Ringling Bros. Circus Abolishes Use of Elephants

“How does a business be successful?” asks Kenneth Feld, President and CEO of Feld Entertainment, which owns Ringling Brothers and Barnum & Bailey Circus. “By adapting,” he says. Under constant pressure from the general public, animal rights activist groups, and “anti-elephant” ordinances from cities in which they wish to perform, the Ringling Bros. and Barnum & Bailey Circus has made the decision to discontinue the use of elephants in their performances by the year of 2018.
The circus told the Associated Press that their decision is the result of “growing public concern about how the animals are treated.” However, Feld claims that his company is “not reacting to our critics,” but rather, “creating the greatest resource for the preservation of the Asian elephant.”

Because the show is most well-known for its large mammals, and an infamous company logo which features an elephant, executives of Feld Entertainment told the New York Times that the decision was “difficult and debated at length.”

Alana Feld, Executive Vice President of Feld Entertainment, says that over the years “there’s been somewhat of a mood shift among our customers.

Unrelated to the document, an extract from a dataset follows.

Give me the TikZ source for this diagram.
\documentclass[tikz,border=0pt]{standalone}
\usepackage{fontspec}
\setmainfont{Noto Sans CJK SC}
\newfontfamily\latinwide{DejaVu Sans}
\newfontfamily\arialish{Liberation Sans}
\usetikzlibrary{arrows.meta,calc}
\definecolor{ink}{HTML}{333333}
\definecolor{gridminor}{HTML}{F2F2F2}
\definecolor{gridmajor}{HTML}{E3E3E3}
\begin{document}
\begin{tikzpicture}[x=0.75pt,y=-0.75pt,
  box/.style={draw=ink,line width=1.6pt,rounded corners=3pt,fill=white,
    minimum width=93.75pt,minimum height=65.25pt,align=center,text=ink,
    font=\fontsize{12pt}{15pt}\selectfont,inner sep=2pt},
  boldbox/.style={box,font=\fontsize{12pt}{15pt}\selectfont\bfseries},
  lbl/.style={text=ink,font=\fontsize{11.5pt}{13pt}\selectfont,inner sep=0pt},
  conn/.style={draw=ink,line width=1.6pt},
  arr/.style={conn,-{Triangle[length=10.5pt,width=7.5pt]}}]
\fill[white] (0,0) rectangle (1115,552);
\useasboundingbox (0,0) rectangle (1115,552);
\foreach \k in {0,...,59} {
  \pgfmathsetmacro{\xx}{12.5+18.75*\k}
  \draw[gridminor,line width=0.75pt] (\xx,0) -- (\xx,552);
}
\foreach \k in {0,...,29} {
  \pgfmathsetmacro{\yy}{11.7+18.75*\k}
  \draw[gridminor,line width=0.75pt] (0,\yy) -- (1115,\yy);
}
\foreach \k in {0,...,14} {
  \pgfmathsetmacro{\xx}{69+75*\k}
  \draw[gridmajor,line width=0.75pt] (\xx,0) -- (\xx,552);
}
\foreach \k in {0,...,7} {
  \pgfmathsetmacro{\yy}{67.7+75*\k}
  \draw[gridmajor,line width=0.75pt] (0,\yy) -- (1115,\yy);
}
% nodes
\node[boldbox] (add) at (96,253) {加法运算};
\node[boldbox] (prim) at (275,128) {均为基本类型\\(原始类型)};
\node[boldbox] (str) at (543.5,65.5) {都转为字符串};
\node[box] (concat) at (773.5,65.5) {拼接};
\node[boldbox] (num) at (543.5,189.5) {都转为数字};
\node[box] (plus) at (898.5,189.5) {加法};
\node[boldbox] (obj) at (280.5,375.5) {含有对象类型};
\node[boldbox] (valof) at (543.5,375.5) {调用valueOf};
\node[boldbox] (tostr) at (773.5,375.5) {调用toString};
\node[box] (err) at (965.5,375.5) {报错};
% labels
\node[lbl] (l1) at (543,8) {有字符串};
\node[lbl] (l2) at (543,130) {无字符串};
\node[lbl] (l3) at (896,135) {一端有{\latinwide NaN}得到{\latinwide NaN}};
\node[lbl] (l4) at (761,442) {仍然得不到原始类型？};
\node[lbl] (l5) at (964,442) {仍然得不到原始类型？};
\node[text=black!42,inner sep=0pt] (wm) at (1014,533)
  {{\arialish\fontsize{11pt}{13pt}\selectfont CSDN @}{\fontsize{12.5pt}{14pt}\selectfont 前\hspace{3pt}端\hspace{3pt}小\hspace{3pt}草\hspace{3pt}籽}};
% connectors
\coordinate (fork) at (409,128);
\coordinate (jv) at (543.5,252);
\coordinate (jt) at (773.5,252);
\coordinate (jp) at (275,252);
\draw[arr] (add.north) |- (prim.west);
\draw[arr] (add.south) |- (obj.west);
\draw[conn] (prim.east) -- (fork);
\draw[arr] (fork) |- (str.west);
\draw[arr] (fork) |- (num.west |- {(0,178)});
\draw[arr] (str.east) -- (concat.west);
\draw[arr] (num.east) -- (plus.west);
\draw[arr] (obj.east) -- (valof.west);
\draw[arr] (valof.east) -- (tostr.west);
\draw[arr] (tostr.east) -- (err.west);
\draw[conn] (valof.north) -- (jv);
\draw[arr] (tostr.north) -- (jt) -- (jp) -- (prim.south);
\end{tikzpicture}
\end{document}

A lot of people aren’t comfortable with us touring with our elephants.” Perhaps the public’s concern is the result of a 2011 case when the company was fined $270,000 by the United States Department of Agriculture for violating the Animal Welfare Act several times between June 2007 and August 2011, according to the USDA.

Currently, Feld Entertainment owns 43 elephants. Of those elephants, 29 live at the company’s Center for Elephant Conservation in Florida, 1 is being loaned to a breeding program at the Fort Worth Zoo in Texas, and the remaining 13 will continue to put on performances over the course of the next three years until the circus’s elephant use is officially put to an end.

“This is the most significant change we have made since we founded the Ringling Bros. Center for Elephant Conservation in 1995,” says Feld. “When we did so, we knew we would play a critical role in saving the endangered Asian elephant for future generations, given how few Asian elephants are left in the wild…This decision was not easy, but it is in the best interest of our company, our elephants and our customers.”